Exactly the lines from the line with "Give me the" to the line with "602.74, 602.79, 603.06]" should be extracted, both included, with no other lines.

[START OF Dataset content]

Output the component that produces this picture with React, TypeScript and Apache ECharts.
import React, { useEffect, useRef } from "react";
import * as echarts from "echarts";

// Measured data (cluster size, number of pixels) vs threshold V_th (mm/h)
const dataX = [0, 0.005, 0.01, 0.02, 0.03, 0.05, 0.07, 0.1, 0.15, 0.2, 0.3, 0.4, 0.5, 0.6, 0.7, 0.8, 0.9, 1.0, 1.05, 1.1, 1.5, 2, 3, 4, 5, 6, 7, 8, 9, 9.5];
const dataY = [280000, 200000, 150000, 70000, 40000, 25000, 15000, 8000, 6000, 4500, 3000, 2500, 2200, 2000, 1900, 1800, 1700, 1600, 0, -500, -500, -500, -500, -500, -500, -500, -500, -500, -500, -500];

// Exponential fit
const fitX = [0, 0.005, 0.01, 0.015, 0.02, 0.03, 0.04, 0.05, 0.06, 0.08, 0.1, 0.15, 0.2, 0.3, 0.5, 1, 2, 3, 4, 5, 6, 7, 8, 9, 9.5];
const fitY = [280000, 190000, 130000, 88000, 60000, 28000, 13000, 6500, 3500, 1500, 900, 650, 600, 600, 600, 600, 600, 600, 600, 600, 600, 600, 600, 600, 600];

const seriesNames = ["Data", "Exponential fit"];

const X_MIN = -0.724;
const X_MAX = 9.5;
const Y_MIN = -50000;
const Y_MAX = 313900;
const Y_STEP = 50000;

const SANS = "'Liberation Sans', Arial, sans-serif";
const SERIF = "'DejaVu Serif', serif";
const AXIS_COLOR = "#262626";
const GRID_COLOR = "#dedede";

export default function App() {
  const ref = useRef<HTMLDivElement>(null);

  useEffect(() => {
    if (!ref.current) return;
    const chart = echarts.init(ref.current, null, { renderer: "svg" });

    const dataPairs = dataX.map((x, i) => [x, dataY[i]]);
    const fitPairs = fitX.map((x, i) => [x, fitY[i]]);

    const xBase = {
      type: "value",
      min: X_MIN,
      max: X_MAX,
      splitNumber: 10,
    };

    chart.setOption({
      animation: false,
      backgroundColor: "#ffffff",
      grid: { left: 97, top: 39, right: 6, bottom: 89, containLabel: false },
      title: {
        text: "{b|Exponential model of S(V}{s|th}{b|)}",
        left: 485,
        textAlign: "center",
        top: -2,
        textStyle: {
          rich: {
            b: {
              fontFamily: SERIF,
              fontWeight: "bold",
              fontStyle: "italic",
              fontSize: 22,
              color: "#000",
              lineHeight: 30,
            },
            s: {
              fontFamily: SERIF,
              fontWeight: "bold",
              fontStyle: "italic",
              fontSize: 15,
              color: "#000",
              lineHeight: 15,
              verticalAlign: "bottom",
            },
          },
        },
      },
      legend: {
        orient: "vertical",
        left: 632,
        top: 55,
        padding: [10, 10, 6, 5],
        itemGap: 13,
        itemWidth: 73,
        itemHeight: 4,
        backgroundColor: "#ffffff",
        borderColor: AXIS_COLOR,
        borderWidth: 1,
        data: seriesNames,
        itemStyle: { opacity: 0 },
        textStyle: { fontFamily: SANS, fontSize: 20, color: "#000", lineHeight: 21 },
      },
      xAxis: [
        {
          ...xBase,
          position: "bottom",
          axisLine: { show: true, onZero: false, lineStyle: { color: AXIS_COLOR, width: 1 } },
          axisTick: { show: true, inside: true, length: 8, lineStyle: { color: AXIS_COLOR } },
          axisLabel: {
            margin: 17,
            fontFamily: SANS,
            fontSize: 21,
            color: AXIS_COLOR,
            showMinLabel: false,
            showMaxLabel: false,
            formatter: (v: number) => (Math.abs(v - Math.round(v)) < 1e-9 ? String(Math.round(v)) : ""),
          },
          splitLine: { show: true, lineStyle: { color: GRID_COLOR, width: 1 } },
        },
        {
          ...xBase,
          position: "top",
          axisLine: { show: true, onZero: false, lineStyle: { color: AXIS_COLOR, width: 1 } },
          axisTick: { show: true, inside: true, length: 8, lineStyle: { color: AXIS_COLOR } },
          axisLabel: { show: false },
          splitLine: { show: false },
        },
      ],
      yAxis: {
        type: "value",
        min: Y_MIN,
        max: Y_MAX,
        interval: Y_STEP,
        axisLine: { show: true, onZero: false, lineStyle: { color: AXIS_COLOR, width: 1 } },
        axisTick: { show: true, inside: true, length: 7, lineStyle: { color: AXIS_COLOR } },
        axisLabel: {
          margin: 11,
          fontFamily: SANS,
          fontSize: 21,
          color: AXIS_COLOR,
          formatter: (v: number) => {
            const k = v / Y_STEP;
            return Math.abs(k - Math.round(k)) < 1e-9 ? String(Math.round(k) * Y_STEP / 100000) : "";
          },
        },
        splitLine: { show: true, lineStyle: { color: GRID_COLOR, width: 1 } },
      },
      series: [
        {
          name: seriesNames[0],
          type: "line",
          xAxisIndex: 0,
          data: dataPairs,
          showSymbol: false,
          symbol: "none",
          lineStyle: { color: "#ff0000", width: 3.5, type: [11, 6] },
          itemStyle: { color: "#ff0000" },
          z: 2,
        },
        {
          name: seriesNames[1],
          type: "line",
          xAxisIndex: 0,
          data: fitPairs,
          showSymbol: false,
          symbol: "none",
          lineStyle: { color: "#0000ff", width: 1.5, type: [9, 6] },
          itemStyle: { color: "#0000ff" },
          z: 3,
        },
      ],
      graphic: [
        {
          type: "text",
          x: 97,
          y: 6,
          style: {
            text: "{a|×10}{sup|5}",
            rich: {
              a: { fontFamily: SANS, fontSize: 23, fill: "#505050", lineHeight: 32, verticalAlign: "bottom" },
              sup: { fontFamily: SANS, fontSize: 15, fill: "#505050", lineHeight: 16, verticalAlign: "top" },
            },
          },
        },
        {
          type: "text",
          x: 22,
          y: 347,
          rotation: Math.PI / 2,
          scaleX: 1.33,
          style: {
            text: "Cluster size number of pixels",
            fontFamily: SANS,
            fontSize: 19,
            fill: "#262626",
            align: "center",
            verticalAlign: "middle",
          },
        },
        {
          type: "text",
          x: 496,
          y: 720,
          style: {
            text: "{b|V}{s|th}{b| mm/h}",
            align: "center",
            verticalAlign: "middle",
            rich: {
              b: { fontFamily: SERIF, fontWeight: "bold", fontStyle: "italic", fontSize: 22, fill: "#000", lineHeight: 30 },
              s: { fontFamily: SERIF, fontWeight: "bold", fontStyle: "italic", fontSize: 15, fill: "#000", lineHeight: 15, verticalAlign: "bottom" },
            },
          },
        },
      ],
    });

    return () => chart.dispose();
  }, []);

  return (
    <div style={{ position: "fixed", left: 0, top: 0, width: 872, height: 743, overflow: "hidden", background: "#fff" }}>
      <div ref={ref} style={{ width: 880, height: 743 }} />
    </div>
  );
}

[END OF Dataset content]
[START OF Dataset content]

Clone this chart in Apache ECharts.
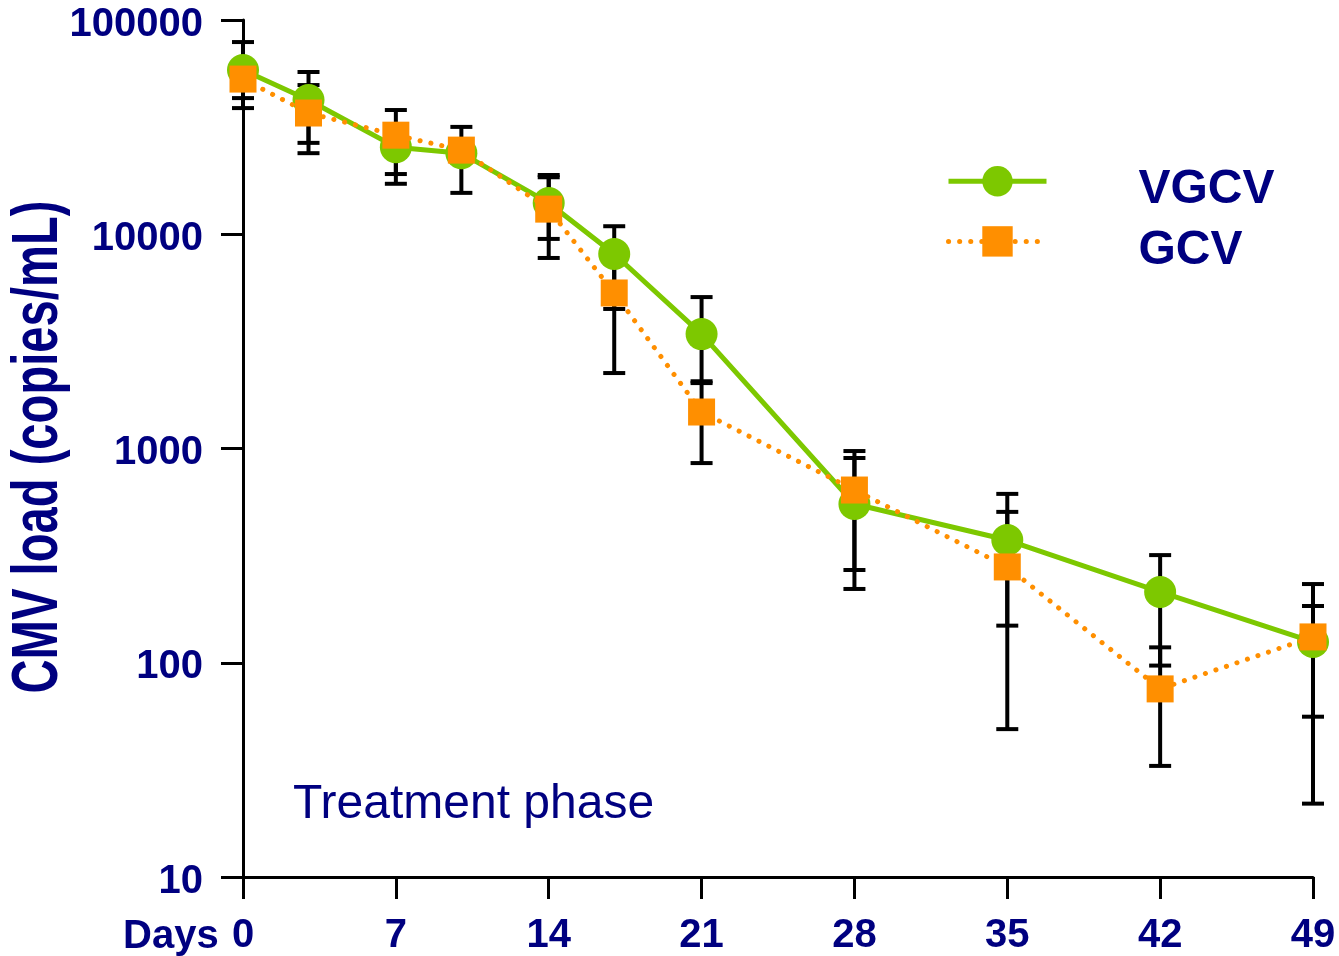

[END OF Dataset content]
[START OF Dataset content]

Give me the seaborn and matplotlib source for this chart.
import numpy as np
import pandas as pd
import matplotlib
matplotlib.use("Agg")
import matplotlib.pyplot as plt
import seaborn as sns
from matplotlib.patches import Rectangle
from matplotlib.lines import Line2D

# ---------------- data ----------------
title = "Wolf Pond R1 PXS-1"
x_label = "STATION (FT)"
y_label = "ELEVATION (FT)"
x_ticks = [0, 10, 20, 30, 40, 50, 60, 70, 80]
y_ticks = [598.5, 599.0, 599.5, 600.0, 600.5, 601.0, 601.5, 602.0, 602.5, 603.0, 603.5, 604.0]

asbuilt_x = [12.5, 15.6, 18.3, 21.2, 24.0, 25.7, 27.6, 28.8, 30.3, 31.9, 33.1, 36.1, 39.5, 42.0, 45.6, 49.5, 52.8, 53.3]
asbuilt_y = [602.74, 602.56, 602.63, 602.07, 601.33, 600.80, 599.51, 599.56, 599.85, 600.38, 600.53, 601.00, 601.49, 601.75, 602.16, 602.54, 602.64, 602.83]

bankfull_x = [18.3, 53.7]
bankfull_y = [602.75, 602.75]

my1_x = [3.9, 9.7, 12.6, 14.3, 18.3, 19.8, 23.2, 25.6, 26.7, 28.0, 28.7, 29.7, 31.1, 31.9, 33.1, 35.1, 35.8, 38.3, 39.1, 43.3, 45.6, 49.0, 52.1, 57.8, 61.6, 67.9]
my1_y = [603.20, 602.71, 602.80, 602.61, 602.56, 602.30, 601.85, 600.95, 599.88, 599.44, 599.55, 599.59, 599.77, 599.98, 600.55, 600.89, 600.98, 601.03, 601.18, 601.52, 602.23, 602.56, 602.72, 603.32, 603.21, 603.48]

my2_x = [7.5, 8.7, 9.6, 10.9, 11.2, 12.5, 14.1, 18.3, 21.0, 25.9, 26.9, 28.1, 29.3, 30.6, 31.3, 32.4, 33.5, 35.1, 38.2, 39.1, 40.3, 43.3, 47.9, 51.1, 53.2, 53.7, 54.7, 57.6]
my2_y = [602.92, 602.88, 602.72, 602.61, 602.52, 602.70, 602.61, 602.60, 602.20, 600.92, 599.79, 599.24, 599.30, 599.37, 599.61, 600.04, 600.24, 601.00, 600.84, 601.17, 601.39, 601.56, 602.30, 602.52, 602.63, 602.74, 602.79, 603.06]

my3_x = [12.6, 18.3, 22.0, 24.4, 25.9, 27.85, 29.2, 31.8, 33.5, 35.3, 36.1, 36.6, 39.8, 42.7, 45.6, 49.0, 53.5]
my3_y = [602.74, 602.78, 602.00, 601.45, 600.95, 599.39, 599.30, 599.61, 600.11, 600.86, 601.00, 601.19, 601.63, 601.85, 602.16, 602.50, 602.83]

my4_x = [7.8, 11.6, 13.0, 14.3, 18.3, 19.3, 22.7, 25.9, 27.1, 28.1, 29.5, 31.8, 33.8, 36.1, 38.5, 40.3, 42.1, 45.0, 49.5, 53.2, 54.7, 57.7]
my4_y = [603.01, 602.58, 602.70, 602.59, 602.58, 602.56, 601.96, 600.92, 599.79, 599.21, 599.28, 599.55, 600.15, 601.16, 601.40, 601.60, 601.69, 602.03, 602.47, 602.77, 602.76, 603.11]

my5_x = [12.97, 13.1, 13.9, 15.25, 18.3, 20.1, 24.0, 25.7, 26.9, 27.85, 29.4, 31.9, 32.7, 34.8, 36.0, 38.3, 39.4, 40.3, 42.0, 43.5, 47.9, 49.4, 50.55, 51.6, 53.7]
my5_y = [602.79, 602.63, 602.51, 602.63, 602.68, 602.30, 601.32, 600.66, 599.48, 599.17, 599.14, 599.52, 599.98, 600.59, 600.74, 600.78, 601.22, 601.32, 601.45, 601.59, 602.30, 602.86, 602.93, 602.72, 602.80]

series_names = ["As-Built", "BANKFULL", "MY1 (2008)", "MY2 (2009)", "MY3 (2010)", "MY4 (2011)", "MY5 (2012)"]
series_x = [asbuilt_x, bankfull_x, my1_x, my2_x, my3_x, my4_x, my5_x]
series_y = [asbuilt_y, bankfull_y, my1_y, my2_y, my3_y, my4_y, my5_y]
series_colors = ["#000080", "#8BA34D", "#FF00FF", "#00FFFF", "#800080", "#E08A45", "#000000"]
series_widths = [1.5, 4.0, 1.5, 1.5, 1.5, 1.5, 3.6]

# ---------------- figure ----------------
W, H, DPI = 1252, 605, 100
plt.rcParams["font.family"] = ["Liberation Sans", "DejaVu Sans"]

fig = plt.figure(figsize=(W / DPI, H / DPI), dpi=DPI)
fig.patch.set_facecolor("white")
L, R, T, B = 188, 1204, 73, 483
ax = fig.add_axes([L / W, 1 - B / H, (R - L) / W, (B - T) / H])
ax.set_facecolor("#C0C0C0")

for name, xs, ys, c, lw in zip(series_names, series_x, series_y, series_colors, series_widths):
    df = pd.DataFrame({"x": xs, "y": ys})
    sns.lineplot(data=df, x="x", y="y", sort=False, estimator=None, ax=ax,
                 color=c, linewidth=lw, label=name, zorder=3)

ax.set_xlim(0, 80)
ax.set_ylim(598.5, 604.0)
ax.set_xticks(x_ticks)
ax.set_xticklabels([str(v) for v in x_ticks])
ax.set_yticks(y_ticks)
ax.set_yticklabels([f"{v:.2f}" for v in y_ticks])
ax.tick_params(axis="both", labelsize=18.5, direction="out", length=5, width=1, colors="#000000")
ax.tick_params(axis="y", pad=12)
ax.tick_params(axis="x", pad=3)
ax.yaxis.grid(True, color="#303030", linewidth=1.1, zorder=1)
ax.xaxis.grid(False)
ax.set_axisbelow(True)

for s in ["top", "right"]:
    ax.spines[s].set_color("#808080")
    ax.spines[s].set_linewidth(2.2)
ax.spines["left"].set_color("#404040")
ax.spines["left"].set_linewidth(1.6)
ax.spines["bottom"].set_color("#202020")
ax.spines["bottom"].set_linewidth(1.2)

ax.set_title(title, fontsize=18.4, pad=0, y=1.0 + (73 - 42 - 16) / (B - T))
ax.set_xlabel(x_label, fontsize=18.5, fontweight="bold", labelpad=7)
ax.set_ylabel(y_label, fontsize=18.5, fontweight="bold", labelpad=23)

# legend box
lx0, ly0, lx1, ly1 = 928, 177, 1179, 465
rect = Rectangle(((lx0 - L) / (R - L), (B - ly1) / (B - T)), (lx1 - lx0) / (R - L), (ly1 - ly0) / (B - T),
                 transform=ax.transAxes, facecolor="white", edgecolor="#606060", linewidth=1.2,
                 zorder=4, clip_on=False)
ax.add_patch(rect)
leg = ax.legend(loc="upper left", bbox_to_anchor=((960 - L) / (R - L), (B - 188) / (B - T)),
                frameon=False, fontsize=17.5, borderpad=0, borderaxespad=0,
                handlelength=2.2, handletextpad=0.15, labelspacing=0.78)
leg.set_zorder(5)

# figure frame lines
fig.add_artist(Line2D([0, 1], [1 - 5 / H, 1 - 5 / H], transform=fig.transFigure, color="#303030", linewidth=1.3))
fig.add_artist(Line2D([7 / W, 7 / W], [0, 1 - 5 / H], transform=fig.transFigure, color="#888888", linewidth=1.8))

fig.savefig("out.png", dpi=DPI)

[END OF Dataset content]

## Correct response
Give me the seaborn and matplotlib source for this chart.
import numpy as np
import pandas as pd
import matplotlib
matplotlib.use("Agg")
import matplotlib.pyplot as plt
import seaborn as sns
from matplotlib.patches import Rectangle
from matplotlib.lines import Line2D

# ---------------- data ----------------
title = "Wolf Pond R1 PXS-1"
x_label = "STATION (FT)"
y_label = "ELEVATION (FT)"
x_ticks = [0, 10, 20, 30, 40, 50, 60, 70, 80]
y_ticks = [598.5, 599.0, 599.5, 600.0, 600.5, 601.0, 601.5, 602.0, 602.5, 603.0, 603.5, 604.0]

asbuilt_x = [12.5, 15.6, 18.3, 21.2, 24.0, 25.7, 27.6, 28.8, 30.3, 31.9, 33.1, 36.1, 39.5, 42.0, 45.6, 49.5, 52.8, 53.3]
asbuilt_y = [602.74, 602.56, 602.63, 602.07, 601.33, 600.80, 599.51, 599.56, 599.85, 600.38, 600.53, 601.00, 601.49, 601.75, 602.16, 602.54, 602.64, 602.83]

bankfull_x = [18.3, 53.7]
bankfull_y = [602.75, 602.75]

my1_x = [3.9, 9.7, 12.6, 14.3, 18.3, 19.8, 23.2, 25.6, 26.7, 28.0, 28.7, 29.7, 31.1, 31.9, 33.1, 35.1, 35.8, 38.3, 39.1, 43.3, 45.6, 49.0, 52.1, 57.8, 61.6, 67.9]
my1_y = [603.20, 602.71, 602.80, 602.61, 602.56, 602.30, 601.85, 600.95, 599.88, 599.44, 599.55, 599.59, 599.77, 599.98, 600.55, 600.89, 600.98, 601.03, 601.18, 601.52, 602.23, 602.56, 602.72, 603.32, 603.21, 603.48]

my2_x = [7.5, 8.7, 9.6, 10.9, 11.2, 12.5, 14.1, 18.3, 21.0, 25.9, 26.9, 28.1, 29.3, 30.6, 31.3, 32.4, 33.5, 35.1, 38.2, 39.1, 40.3, 43.3, 47.9, 51.1, 53.2, 53.7, 54.7, 57.6]
my2_y = [602.92, 602.88, 602.72, 602.61, 602.52, 602.70, 602.61, 602.60, 602.20, 600.92, 599.79, 599.24, 599.30, 599.37, 599.61, 600.04, 600.24, 601.00, 600.84, 601.17, 601.39, 601.56, 602.30, 602.52, 602.63, 602.74, 602.79, 603.06]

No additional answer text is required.